Short problem:
Emit the data below verbatim, stripping out any pictures.

--- begin Stored data ---

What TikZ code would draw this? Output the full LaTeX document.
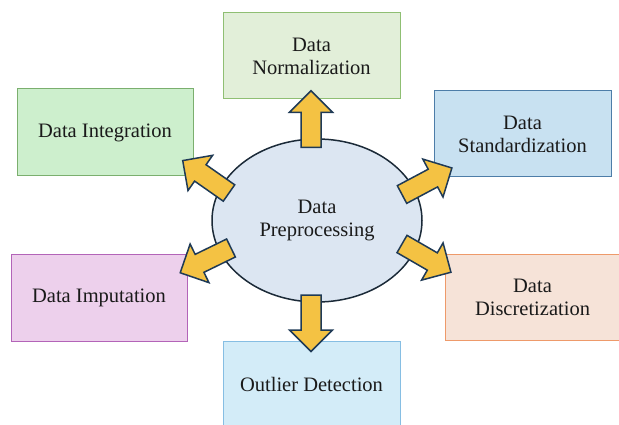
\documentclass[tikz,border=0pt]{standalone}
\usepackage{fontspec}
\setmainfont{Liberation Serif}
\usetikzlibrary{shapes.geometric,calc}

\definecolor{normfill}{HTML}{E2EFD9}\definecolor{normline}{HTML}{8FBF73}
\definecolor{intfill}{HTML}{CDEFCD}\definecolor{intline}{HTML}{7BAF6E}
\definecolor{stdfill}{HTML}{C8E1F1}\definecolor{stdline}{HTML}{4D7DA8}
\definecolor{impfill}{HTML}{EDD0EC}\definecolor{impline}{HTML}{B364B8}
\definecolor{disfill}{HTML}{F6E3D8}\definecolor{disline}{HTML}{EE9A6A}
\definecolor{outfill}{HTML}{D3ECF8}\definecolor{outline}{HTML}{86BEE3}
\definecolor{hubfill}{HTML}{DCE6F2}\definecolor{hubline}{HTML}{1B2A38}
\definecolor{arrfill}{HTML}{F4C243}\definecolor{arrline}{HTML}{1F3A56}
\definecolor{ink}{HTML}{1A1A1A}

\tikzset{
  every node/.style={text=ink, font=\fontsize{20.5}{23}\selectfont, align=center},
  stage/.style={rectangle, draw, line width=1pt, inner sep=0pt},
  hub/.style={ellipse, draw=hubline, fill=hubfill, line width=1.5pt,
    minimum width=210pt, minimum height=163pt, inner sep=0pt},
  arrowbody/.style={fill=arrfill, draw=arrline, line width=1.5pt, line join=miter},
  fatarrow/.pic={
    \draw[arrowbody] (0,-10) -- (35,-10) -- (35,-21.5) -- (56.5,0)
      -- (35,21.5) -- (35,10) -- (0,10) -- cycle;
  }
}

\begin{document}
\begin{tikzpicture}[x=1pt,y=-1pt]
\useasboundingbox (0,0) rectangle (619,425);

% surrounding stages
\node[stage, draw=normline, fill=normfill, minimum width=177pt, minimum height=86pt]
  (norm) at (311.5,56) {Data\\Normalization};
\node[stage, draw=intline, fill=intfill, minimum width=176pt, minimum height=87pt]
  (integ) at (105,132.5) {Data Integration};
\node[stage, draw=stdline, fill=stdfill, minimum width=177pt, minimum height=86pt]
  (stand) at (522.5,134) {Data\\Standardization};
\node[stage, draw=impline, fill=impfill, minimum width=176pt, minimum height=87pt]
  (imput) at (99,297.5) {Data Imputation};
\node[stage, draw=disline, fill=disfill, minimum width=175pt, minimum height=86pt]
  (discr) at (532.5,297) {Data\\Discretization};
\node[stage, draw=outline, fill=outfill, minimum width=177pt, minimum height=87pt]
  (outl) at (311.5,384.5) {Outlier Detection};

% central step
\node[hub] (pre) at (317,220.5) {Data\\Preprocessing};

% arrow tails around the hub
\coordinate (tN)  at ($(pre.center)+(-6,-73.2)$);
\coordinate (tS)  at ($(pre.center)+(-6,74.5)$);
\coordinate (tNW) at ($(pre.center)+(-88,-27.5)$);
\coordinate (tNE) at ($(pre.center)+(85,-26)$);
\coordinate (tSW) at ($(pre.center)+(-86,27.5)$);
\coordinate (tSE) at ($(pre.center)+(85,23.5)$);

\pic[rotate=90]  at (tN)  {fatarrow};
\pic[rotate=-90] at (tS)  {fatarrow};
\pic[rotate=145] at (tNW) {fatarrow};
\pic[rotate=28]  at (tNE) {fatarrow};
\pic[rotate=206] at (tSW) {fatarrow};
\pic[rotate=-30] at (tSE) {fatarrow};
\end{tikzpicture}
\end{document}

--- end Stored data ---

Worked answer:
What TikZ code would draw this? Output the full LaTeX document.
\documentclass[tikz,border=0pt]{standalone}
\usepackage{fontspec}
\setmainfont{Liberation Serif}
\usetikzlibrary{shapes.geometric,calc}

\definecolor{normfill}{HTML}{E2EFD9}\definecolor{normline}{HTML}{8FBF73}
\definecolor{intfill}{HTML}{CDEFCD}\definecolor{intline}{HTML}{7BAF6E}
\definecolor{stdfill}{HTML}{C8E1F1}\definecolor{stdline}{HTML}{4D7DA8}
\definecolor{impfill}{HTML}{EDD0EC}\definecolor{impline}{HTML}{B364B8}
\definecolor{disfill}{HTML}{F6E3D8}\definecolor{disline}{HTML}{EE9A6A}
\definecolor{outfill}{HTML}{D3ECF8}\definecolor{outline}{HTML}{86BEE3}
\definecolor{hubfill}{HTML}{DCE6F2}\definecolor{hubline}{HTML}{1B2A38}
\definecolor{arrfill}{HTML}{F4C243}\definecolor{arrline}{HTML}{1F3A56}
\definecolor{ink}{HTML}{1A1A1A}

\tikzset{
  every node/.style={text=ink, font=\fontsize{20.5}{23}\selectfont, align=center},
  stage/.style={rectangle, draw, line width=1pt, inner sep=0pt},
  hub/.style={ellipse, draw=hubline, fill=hubfill, line width=1.5pt,
    minimum width=210pt, minimum height=163pt, inner sep=0pt},
  arrowbody/.style={fill=arrfill, draw=arrline, line width=1.5pt, line join=miter},
  fatarrow/.pic={
    \draw[arrowbody] (0,-10) -- (35,-10) -- (35,-21.5) -- (56.5,0)
      -- (35,21.5) -- (35,10) -- (0,10) -- cycle;
  }
}

\begin{document}
\begin{tikzpicture}[x=1pt,y=-1pt]
\useasboundingbox (0,0) rectangle (619,425);

% surrounding stages
\node[stage, draw=normline, fill=normfill, minimum width=177pt, minimum height=86pt]
  (norm) at (311.5,56) {Data\\Normalization};
\node[stage, draw=intline, fill=intfill, minimum width=176pt, minimum height=87pt]
  (integ) at (105,132.5) {Data Integration};
\node[stage, draw=stdline, fill=stdfill, minimum width=177pt, minimum height=86pt]
  (stand) at (522.5,134) {Data\\Standardization};
\node[stage, draw=impline, fill=impfill, minimum width=176pt, minimum height=87pt]
  (imput) at (99,297.5) {Data Imputation};
\node[stage, draw=disline, fill=disfill, minimum width=175pt, minimum height=86pt]
  (discr) at (532.5,297) {Data\\Discretization};
\node[stage, draw=outline, fill=outfill, minimum width=177pt, minimum height=87pt]
  (outl) at (311.5,384.5) {Outlier Detection};

% central step
\node[hub] (pre) at (317,220.5) {Data\\Preprocessing};

% arrow tails around the hub
\coordinate (tN)  at ($(pre.center)+(-6,-73.2)$);
\coordinate (tS)  at ($(pre.center)+(-6,74.5)$);
\coordinate (tNW) at ($(pre.center)+(-88,-27.5)$);
\coordinate (tNE) at ($(pre.center)+(85,-26)$);
\coordinate (tSW) at ($(pre.center)+(-86,27.5)$);
\coordinate (tSE) at ($(pre.center)+(85,23.5)$);

\pic[rotate=90]  at (tN)  {fatarrow};
\pic[rotate=-90] at (tS)  {fatarrow};
\pic[rotate=145] at (tNW) {fatarrow};
\pic[rotate=28]  at (tNE) {fatarrow};
\pic[rotate=206] at (tSW) {fatarrow};
\pic[rotate=-30] at (tSE) {fatarrow};
\end{tikzpicture}
\end{document}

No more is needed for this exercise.